To be done: Set down the data below from its first line to the line holding "140, 145, 150];", inclusive; omit all pictures.

## start

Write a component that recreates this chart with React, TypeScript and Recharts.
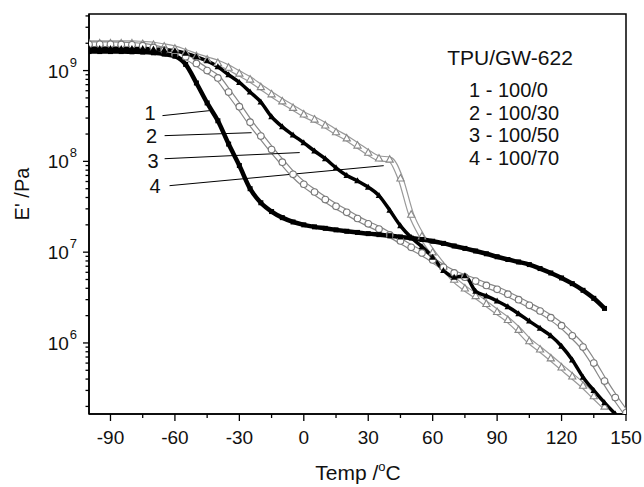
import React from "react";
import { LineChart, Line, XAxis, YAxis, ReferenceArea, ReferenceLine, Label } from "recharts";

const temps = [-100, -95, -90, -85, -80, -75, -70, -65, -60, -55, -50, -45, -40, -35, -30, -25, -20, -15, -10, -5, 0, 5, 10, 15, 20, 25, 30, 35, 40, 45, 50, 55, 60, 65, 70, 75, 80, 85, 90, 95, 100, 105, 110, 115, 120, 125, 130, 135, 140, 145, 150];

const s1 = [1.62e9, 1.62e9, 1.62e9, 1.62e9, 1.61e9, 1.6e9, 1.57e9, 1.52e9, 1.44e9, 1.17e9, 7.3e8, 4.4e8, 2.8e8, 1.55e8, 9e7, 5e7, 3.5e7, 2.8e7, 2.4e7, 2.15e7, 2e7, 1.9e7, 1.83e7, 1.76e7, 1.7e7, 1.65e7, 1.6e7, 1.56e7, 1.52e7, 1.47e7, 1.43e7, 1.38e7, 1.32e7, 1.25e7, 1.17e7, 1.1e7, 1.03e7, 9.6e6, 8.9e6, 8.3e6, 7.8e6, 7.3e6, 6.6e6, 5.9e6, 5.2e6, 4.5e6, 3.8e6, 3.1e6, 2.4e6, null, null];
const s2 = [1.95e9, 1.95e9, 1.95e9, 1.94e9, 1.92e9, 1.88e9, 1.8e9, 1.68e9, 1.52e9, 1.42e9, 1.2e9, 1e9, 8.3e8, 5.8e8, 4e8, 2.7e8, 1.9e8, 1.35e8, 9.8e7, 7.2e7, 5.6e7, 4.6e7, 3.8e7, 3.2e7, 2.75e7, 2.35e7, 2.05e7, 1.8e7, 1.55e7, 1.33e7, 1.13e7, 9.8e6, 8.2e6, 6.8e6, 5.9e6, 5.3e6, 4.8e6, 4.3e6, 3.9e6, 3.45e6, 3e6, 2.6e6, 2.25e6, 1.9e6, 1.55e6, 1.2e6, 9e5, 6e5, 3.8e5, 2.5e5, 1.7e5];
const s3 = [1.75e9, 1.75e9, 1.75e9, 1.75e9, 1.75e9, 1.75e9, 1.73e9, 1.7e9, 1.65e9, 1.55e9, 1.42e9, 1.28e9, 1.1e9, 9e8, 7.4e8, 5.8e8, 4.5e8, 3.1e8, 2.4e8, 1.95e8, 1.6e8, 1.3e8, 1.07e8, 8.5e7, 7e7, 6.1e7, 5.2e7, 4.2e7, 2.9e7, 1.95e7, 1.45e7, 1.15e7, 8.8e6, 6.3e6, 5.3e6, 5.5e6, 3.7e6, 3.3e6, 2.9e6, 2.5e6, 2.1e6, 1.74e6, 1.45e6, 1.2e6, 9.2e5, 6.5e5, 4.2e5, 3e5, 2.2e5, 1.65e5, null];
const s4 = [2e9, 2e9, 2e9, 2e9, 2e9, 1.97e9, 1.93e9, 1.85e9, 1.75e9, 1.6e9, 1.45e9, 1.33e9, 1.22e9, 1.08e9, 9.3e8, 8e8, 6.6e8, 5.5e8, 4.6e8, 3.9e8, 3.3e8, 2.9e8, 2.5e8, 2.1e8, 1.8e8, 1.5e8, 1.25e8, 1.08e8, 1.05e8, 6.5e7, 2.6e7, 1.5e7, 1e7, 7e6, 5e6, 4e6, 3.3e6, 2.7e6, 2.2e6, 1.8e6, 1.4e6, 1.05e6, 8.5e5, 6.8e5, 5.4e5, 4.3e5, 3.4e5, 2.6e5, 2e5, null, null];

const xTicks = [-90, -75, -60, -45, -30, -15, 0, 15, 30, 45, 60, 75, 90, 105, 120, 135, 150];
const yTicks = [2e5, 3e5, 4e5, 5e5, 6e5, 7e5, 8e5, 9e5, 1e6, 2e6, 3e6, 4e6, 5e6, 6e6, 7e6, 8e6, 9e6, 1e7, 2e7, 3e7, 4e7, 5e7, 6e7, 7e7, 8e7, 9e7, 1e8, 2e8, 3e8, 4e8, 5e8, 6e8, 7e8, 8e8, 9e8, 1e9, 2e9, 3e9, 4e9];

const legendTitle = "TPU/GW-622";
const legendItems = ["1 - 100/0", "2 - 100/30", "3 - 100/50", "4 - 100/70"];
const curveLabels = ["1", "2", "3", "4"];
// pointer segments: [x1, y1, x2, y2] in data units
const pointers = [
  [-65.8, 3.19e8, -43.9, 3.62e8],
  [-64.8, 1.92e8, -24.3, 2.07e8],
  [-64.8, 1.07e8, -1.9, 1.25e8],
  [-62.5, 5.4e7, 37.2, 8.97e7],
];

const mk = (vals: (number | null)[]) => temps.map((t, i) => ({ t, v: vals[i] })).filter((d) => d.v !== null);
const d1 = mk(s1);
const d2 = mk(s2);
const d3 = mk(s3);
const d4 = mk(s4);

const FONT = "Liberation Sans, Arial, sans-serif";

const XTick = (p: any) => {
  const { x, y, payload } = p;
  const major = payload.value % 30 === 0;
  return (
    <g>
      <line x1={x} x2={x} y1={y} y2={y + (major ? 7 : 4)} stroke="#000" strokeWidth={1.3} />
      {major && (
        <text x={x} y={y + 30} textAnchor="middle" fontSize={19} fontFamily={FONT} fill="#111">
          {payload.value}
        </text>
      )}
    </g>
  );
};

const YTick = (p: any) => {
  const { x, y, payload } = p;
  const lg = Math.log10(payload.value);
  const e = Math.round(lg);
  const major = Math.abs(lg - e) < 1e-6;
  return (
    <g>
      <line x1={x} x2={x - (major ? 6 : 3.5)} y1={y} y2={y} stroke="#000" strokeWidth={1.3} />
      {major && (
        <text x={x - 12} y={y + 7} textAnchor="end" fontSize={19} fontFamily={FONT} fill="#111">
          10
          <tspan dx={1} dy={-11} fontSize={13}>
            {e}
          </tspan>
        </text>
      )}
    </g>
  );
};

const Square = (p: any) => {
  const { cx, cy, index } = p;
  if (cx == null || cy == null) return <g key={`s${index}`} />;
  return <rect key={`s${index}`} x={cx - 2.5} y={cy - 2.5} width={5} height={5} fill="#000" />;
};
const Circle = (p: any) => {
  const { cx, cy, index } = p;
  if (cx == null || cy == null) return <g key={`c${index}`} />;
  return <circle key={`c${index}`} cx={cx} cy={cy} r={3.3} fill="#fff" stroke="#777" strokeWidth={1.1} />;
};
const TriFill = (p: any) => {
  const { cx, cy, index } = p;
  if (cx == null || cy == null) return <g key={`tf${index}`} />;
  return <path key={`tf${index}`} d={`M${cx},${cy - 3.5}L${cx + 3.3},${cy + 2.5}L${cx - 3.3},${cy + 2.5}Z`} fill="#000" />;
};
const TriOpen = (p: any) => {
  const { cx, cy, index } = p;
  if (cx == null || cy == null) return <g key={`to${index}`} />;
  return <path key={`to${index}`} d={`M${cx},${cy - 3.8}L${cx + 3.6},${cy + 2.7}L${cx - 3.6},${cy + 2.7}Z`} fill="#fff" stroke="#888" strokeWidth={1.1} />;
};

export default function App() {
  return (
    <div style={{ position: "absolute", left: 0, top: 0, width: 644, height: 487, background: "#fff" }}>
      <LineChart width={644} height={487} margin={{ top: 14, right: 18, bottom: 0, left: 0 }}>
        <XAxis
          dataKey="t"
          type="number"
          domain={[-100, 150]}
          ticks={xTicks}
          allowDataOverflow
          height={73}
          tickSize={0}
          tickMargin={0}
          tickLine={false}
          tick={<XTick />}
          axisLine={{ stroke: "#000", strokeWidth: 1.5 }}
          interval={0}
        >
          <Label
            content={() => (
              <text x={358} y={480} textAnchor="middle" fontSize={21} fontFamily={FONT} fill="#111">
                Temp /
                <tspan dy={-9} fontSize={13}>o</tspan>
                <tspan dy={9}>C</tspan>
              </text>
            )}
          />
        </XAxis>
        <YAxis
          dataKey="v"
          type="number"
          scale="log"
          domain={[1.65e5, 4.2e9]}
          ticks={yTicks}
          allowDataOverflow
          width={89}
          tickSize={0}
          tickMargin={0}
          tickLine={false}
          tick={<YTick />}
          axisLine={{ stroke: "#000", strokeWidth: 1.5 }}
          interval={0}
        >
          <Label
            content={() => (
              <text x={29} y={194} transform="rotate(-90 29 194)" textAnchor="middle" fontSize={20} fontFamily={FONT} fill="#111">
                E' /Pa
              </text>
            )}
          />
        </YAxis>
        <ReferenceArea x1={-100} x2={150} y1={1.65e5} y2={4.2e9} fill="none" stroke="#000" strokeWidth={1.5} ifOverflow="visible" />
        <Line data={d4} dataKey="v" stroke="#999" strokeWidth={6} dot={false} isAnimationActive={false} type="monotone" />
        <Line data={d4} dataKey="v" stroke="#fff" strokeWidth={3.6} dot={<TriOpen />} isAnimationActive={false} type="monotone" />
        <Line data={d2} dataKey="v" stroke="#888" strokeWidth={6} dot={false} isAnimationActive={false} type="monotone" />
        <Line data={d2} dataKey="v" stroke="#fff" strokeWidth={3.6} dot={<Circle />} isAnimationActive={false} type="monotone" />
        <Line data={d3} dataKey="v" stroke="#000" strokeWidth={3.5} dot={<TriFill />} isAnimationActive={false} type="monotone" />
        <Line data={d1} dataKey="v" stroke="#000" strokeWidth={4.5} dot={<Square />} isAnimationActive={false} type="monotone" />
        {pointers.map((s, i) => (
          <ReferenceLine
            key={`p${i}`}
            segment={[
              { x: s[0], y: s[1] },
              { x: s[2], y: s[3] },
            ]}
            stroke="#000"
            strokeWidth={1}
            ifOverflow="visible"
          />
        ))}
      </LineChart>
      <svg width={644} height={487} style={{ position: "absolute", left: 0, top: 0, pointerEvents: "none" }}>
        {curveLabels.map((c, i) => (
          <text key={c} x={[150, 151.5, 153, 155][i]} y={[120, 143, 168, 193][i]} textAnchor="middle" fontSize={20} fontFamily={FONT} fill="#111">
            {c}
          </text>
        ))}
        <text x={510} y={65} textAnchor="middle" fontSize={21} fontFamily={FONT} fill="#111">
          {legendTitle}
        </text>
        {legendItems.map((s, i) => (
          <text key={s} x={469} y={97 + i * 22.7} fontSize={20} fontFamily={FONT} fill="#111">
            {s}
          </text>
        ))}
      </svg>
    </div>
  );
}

## end

Task answer:
Write a component that recreates this chart with React, TypeScript and Recharts.
import React from "react";
import { LineChart, Line, XAxis, YAxis, ReferenceArea, ReferenceLine, Label } from "recharts";

const temps = [-100, -95, -90, -85, -80, -75, -70, -65, -60, -55, -50, -45, -40, -35, -30, -25, -20, -15, -10, -5, 0, 5, 10, 15, 20, 25, 30, 35, 40, 45, 50, 55, 60, 65, 70, 75, 80, 85, 90, 95, 100, 105, 110, 115, 120, 125, 130, 135, 140, 145, 150];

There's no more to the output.